* _Description of the task_
Can you pull out each line of the data below that includes the word "standalone"?

* _Working data_

*-*-*

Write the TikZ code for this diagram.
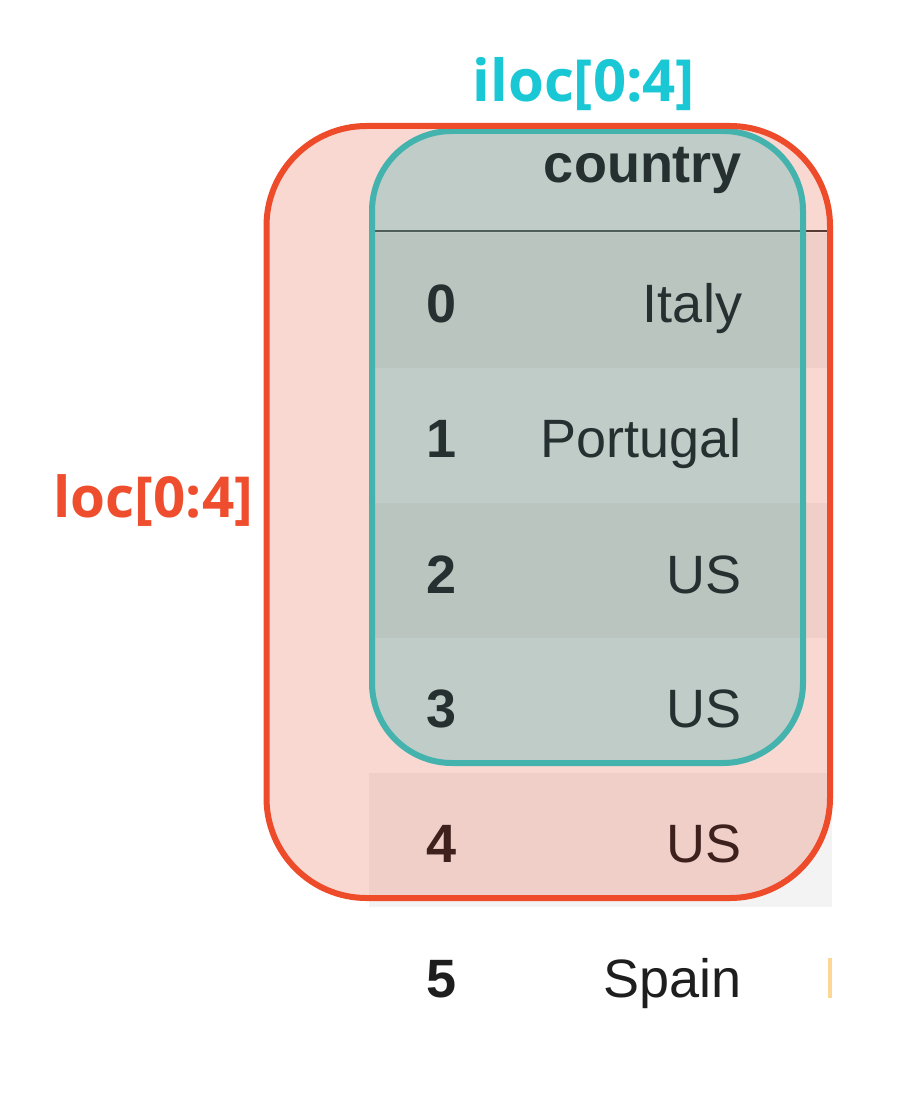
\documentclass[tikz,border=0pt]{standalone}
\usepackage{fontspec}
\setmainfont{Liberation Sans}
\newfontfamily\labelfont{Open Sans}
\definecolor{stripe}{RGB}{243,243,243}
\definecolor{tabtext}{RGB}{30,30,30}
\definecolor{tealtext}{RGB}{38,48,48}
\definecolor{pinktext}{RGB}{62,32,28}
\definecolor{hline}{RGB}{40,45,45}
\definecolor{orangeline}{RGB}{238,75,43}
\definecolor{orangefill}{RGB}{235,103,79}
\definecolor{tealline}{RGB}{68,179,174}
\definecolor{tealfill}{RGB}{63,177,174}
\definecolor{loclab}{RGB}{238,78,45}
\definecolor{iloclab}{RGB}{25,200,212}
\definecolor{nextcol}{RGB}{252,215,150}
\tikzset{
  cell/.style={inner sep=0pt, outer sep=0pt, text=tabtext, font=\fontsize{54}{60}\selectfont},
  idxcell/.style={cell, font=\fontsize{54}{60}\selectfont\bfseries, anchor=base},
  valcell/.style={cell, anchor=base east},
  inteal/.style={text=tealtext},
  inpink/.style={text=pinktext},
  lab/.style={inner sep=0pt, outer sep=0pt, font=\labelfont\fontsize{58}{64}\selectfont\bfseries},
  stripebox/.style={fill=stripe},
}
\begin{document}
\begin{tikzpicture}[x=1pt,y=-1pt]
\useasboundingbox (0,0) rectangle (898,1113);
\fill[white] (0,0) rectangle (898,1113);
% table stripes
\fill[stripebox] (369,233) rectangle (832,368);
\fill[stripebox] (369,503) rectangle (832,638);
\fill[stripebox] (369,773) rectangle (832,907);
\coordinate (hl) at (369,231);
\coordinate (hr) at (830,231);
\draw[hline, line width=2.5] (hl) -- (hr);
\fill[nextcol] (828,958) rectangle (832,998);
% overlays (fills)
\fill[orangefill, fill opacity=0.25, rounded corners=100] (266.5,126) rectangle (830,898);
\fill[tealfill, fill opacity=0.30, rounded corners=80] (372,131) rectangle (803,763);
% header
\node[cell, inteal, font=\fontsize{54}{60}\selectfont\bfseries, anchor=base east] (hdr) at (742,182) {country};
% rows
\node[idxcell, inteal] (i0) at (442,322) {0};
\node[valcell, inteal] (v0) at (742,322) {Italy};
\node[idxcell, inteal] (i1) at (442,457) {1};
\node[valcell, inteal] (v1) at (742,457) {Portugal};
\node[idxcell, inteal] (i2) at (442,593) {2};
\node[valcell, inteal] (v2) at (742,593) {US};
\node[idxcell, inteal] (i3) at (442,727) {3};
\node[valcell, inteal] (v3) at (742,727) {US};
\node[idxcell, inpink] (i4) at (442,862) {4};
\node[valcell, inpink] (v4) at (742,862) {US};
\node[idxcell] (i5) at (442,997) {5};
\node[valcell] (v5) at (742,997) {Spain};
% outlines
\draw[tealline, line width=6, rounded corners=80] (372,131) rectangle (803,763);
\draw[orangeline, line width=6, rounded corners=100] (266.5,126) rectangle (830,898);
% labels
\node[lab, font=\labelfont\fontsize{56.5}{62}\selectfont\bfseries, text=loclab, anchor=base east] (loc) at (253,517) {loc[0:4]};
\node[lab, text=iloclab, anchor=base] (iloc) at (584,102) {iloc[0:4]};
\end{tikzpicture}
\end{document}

*-*-*

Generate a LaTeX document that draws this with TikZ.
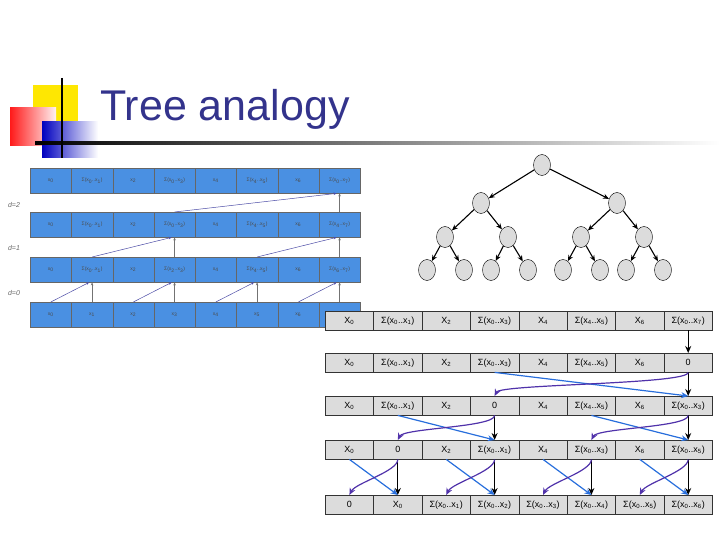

*-*-*

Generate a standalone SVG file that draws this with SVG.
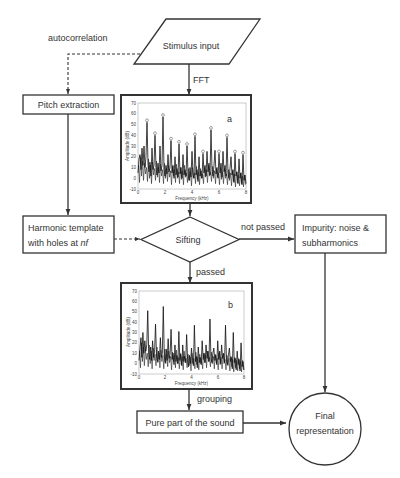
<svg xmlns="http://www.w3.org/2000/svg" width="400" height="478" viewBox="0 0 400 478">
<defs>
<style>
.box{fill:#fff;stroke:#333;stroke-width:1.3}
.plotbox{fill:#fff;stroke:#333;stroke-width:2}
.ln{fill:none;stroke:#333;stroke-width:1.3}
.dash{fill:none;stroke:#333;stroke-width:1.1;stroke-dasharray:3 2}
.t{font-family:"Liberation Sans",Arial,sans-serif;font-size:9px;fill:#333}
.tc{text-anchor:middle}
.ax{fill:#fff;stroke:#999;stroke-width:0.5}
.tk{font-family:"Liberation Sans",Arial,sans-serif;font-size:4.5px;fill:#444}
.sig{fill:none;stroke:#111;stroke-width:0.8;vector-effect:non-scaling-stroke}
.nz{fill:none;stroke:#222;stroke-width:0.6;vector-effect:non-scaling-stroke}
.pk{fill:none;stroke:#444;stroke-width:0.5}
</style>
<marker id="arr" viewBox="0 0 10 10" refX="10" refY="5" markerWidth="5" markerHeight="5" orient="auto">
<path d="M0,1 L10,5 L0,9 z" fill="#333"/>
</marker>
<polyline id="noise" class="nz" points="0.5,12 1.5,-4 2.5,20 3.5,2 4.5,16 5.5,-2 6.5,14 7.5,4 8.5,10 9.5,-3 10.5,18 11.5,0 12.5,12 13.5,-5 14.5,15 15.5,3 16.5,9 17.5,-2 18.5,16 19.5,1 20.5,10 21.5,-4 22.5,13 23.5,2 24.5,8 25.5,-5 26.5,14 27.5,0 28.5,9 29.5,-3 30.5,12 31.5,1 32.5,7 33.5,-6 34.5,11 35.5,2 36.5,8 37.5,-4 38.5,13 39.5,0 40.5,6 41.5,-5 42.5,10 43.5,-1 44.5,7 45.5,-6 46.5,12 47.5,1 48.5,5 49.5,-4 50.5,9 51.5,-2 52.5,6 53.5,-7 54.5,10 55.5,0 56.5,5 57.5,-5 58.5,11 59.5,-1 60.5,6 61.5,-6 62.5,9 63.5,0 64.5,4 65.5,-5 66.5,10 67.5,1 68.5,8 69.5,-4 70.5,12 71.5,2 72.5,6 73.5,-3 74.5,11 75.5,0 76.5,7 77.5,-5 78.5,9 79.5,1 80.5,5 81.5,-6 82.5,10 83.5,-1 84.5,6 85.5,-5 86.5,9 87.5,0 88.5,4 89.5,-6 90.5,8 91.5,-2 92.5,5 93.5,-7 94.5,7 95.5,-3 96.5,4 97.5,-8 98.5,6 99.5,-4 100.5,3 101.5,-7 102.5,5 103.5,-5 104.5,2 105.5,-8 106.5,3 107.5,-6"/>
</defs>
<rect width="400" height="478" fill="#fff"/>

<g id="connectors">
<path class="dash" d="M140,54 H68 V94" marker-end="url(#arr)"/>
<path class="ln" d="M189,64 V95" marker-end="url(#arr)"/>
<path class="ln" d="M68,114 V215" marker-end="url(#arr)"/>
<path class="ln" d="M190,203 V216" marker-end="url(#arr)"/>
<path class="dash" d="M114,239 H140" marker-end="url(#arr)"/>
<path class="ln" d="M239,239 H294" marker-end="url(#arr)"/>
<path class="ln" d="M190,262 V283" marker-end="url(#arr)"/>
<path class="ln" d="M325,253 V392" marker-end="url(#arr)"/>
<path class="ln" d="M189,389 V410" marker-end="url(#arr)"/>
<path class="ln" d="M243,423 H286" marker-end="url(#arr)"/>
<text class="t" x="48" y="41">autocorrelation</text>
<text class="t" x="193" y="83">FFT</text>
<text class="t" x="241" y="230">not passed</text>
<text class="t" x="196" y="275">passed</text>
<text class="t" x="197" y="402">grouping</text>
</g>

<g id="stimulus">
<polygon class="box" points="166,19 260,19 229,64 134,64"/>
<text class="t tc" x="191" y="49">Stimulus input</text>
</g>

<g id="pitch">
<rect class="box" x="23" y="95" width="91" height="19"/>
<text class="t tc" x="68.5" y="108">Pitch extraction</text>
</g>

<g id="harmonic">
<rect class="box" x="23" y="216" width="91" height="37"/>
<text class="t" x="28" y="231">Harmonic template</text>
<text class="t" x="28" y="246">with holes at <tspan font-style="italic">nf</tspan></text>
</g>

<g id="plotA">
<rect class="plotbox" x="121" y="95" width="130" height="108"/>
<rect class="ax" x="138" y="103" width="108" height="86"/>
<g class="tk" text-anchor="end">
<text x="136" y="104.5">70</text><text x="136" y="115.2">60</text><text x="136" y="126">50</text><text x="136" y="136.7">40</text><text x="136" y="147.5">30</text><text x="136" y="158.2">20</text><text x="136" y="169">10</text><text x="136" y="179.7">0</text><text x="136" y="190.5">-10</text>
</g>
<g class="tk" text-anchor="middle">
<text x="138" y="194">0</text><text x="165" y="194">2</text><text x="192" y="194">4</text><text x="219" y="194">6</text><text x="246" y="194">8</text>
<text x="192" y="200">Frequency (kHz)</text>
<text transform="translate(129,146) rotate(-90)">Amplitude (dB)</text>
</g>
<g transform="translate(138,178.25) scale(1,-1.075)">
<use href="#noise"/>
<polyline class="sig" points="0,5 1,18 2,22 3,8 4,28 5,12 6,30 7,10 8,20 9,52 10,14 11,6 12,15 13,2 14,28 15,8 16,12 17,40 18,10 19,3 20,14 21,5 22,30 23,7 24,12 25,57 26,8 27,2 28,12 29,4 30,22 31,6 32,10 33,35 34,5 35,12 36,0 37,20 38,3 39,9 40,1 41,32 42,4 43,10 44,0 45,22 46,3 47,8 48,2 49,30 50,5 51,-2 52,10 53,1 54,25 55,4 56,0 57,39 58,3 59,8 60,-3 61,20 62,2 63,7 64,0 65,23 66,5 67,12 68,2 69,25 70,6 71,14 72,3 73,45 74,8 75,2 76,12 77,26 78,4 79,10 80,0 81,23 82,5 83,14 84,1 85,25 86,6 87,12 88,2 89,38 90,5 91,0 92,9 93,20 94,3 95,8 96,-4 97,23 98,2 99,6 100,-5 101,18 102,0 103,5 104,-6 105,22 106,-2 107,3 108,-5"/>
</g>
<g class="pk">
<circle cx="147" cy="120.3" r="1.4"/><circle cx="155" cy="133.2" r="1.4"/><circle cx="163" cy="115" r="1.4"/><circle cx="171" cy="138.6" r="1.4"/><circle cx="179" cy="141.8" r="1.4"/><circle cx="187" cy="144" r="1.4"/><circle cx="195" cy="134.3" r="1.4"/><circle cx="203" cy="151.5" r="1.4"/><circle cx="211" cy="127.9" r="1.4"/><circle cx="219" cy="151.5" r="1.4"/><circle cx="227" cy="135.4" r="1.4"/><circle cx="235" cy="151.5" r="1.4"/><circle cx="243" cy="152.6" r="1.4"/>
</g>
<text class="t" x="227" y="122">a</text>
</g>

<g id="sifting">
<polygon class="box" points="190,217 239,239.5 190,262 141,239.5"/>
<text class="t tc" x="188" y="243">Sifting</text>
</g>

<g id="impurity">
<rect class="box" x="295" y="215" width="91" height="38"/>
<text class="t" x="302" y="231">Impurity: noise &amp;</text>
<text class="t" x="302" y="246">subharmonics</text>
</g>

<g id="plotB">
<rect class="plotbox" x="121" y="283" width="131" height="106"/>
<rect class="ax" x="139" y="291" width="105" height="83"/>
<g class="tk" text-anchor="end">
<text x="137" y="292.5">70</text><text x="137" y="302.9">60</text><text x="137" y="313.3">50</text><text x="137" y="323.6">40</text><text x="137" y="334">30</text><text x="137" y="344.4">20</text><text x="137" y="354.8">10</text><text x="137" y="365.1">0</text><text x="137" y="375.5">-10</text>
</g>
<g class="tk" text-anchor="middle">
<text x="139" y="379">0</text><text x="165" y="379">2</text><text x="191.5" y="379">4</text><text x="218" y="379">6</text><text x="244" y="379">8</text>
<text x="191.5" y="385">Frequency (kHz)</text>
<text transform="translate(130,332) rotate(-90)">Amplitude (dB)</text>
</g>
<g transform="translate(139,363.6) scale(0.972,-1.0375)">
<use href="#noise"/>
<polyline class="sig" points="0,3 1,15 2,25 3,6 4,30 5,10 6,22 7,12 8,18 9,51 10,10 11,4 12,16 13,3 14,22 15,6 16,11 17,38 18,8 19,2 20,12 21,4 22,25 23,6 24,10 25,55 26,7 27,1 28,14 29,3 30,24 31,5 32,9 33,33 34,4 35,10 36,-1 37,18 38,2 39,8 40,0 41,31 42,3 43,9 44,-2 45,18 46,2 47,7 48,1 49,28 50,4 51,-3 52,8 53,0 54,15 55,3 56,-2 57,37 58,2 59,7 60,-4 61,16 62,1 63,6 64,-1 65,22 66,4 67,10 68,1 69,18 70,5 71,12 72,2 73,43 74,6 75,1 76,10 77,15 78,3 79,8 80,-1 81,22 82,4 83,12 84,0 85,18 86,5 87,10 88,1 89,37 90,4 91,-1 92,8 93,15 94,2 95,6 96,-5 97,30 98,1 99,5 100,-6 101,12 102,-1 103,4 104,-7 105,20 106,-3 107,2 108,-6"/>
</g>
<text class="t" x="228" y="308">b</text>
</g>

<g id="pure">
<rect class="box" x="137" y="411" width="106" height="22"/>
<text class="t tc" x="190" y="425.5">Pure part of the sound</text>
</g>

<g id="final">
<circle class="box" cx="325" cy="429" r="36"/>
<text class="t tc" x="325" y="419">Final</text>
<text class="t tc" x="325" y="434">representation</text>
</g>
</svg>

*-*-*

* _Output_
\documentclass[tikz,border=0pt]{standalone}
Generate a standalone SVG file that draws this with SVG.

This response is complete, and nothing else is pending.